* start Available data *

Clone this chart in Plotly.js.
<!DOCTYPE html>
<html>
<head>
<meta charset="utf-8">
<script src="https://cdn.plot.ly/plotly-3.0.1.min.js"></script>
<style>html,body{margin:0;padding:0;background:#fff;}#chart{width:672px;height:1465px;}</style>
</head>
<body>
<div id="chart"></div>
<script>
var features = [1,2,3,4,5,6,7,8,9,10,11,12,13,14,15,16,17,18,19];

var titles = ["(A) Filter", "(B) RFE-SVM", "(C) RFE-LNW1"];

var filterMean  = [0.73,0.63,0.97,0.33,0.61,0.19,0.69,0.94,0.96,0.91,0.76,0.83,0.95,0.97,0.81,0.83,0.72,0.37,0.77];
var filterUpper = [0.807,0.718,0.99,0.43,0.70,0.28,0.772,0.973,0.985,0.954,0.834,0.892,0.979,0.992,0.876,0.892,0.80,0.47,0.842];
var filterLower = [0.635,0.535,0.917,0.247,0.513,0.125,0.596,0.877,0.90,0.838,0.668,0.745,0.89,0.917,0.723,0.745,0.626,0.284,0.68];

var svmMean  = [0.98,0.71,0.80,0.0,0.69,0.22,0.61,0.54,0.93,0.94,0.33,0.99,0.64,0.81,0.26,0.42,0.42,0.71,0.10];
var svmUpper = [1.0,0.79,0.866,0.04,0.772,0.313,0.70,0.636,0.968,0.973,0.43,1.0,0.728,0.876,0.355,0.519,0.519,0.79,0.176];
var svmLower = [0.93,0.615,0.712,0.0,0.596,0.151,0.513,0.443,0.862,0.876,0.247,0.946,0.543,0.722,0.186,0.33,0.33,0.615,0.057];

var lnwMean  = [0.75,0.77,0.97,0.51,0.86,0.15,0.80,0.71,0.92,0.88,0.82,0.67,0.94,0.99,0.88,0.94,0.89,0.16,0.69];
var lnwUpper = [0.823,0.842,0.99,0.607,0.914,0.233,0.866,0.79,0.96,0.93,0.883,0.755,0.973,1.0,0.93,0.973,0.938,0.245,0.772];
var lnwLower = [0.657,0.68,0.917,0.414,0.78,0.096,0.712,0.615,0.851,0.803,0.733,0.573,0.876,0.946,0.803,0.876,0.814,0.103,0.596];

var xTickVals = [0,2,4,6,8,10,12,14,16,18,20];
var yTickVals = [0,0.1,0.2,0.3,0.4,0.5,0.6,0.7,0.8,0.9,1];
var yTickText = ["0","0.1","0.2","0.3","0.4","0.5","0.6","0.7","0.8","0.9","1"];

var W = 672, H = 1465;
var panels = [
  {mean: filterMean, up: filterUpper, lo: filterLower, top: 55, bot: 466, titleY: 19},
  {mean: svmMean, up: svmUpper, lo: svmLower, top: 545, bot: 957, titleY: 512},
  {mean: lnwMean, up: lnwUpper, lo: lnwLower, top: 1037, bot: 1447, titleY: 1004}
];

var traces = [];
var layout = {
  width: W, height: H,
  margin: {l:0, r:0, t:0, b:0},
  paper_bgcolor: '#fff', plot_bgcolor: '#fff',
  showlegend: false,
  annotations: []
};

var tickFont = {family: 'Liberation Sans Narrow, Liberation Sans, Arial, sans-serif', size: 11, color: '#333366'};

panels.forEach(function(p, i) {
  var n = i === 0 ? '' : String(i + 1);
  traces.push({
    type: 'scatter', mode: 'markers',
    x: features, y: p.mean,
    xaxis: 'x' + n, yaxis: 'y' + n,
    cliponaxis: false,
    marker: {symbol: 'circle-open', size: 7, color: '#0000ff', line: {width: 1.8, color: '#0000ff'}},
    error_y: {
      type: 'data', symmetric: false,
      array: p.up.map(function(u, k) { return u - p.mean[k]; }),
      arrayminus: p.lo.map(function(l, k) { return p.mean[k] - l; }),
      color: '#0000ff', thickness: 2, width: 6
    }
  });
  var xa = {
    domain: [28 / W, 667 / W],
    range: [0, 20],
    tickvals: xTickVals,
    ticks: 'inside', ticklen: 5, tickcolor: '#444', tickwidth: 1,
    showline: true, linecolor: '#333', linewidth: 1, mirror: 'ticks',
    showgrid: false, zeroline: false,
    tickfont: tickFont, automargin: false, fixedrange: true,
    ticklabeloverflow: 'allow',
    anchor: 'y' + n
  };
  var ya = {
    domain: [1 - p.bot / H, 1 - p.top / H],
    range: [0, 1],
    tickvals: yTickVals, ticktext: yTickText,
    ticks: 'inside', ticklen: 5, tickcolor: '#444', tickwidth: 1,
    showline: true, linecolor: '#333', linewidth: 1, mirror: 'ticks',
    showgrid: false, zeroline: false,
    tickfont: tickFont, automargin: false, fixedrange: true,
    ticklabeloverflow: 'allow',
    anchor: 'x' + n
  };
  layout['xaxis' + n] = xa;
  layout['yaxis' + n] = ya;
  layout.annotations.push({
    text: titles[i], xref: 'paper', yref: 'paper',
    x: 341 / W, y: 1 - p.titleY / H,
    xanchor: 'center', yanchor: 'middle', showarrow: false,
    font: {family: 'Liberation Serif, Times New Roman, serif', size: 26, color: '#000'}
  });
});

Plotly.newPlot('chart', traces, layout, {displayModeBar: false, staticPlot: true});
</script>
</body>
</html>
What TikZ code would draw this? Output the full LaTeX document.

* end Available data *

▶ [Given exercise] Reproduce the material precisely, including every line.

▶ [Solution for this exercise]
Clone this chart in Plotly.js.
<!DOCTYPE html>
<html>
<head>
<meta charset="utf-8">
<script src="https://cdn.plot.ly/plotly-3.0.1.min.js"></script>
<style>html,body{margin:0;padding:0;background:#fff;}#chart{width:672px;height:1465px;}</style>
</head>
<body>
<div id="chart"></div>
<script>
var features = [1,2,3,4,5,6,7,8,9,10,11,12,13,14,15,16,17,18,19];

var titles = ["(A) Filter", "(B) RFE-SVM", "(C) RFE-LNW1"];

var filterMean  = [0.73,0.63,0.97,0.33,0.61,0.19,0.69,0.94,0.96,0.91,0.76,0.83,0.95,0.97,0.81,0.83,0.72,0.37,0.77];
var filterUpper = [0.807,0.718,0.99,0.43,0.70,0.28,0.772,0.973,0.985,0.954,0.834,0.892,0.979,0.992,0.876,0.892,0.80,0.47,0.842];
var filterLower = [0.635,0.535,0.917,0.247,0.513,0.125,0.596,0.877,0.90,0.838,0.668,0.745,0.89,0.917,0.723,0.745,0.626,0.284,0.68];

var svmMean  = [0.98,0.71,0.80,0.0,0.69,0.22,0.61,0.54,0.93,0.94,0.33,0.99,0.64,0.81,0.26,0.42,0.42,0.71,0.10];
var svmUpper = [1.0,0.79,0.866,0.04,0.772,0.313,0.70,0.636,0.968,0.973,0.43,1.0,0.728,0.876,0.355,0.519,0.519,0.79,0.176];
var svmLower = [0.93,0.615,0.712,0.0,0.596,0.151,0.513,0.443,0.862,0.876,0.247,0.946,0.543,0.722,0.186,0.33,0.33,0.615,0.057];

var lnwMean  = [0.75,0.77,0.97,0.51,0.86,0.15,0.80,0.71,0.92,0.88,0.82,0.67,0.94,0.99,0.88,0.94,0.89,0.16,0.69];
var lnwUpper = [0.823,0.842,0.99,0.607,0.914,0.233,0.866,0.79,0.96,0.93,0.883,0.755,0.973,1.0,0.93,0.973,0.938,0.245,0.772];
var lnwLower = [0.657,0.68,0.917,0.414,0.78,0.096,0.712,0.615,0.851,0.803,0.733,0.573,0.876,0.946,0.803,0.876,0.814,0.103,0.596];

var xTickVals = [0,2,4,6,8,10,12,14,16,18,20];
var yTickVals = [0,0.1,0.2,0.3,0.4,0.5,0.6,0.7,0.8,0.9,1];
var yTickText = ["0","0.1","0.2","0.3","0.4","0.5","0.6","0.7","0.8","0.9","1"];

var W = 672, H = 1465;
var panels = [
  {mean: filterMean, up: filterUpper, lo: filterLower, top: 55, bot: 466, titleY: 19},
  {mean: svmMean, up: svmUpper, lo: svmLower, top: 545, bot: 957, titleY: 512},
  {mean: lnwMean, up: lnwUpper, lo: lnwLower, top: 1037, bot: 1447, titleY: 1004}
];

var traces = [];
var layout = {
  width: W, height: H,
  margin: {l:0, r:0, t:0, b:0},
  paper_bgcolor: '#fff', plot_bgcolor: '#fff',
  showlegend: false,
  annotations: []
};

var tickFont = {family: 'Liberation Sans Narrow, Liberation Sans, Arial, sans-serif', size: 11, color: '#333366'};

panels.forEach(function(p, i) {
  var n = i === 0 ? '' : String(i + 1);
  traces.push({
    type: 'scatter', mode: 'markers',
    x: features, y: p.mean,
    xaxis: 'x' + n, yaxis: 'y' + n,
    cliponaxis: false,
    marker: {symbol: 'circle-open', size: 7, color: '#0000ff', line: {width: 1.8, color: '#0000ff'}},
    error_y: {
      type: 'data', symmetric: false,
      array: p.up.map(function(u, k) { return u - p.mean[k]; }),
      arrayminus: p.lo.map(function(l, k) { return p.mean[k] - l; }),
      color: '#0000ff', thickness: 2, width: 6
    }
  });
  var xa = {
    domain: [28 / W, 667 / W],
    range: [0, 20],
    tickvals: xTickVals,
    ticks: 'inside', ticklen: 5, tickcolor: '#444', tickwidth: 1,
    showline: true, linecolor: '#333', linewidth: 1, mirror: 'ticks',
    showgrid: false, zeroline: false,
    tickfont: tickFont, automargin: false, fixedrange: true,
    ticklabeloverflow: 'allow',
    anchor: 'y' + n
  };
  var ya = {
    domain: [1 - p.bot / H, 1 - p.top / H],
    range: [0, 1],
    tickvals: yTickVals, ticktext: yTickText,
    ticks: 'inside', ticklen: 5, tickcolor: '#444', tickwidth: 1,
    showline: true, linecolor: '#333', linewidth: 1, mirror: 'ticks',
    showgrid: false, zeroline: false,
    tickfont: tickFont, automargin: false, fixedrange: true,
    ticklabeloverflow: 'allow',
    anchor: 'x' + n
  };
  layout['xaxis' + n] = xa;
  layout['yaxis' + n] = ya;
  layout.annotations.push({
    text: titles[i], xref: 'paper', yref: 'paper',
    x: 341 / W, y: 1 - p.titleY / H,
    xanchor: 'center', yanchor: 'middle', showarrow: false,
    font: {family: 'Liberation Serif, Times New Roman, serif', size: 26, color: '#000'}
  });
});

Plotly.newPlot('chart', traces, layout, {displayModeBar: false, staticPlot: true});
</script>
</body>
</html>
What TikZ code would draw this? Output the full LaTeX document.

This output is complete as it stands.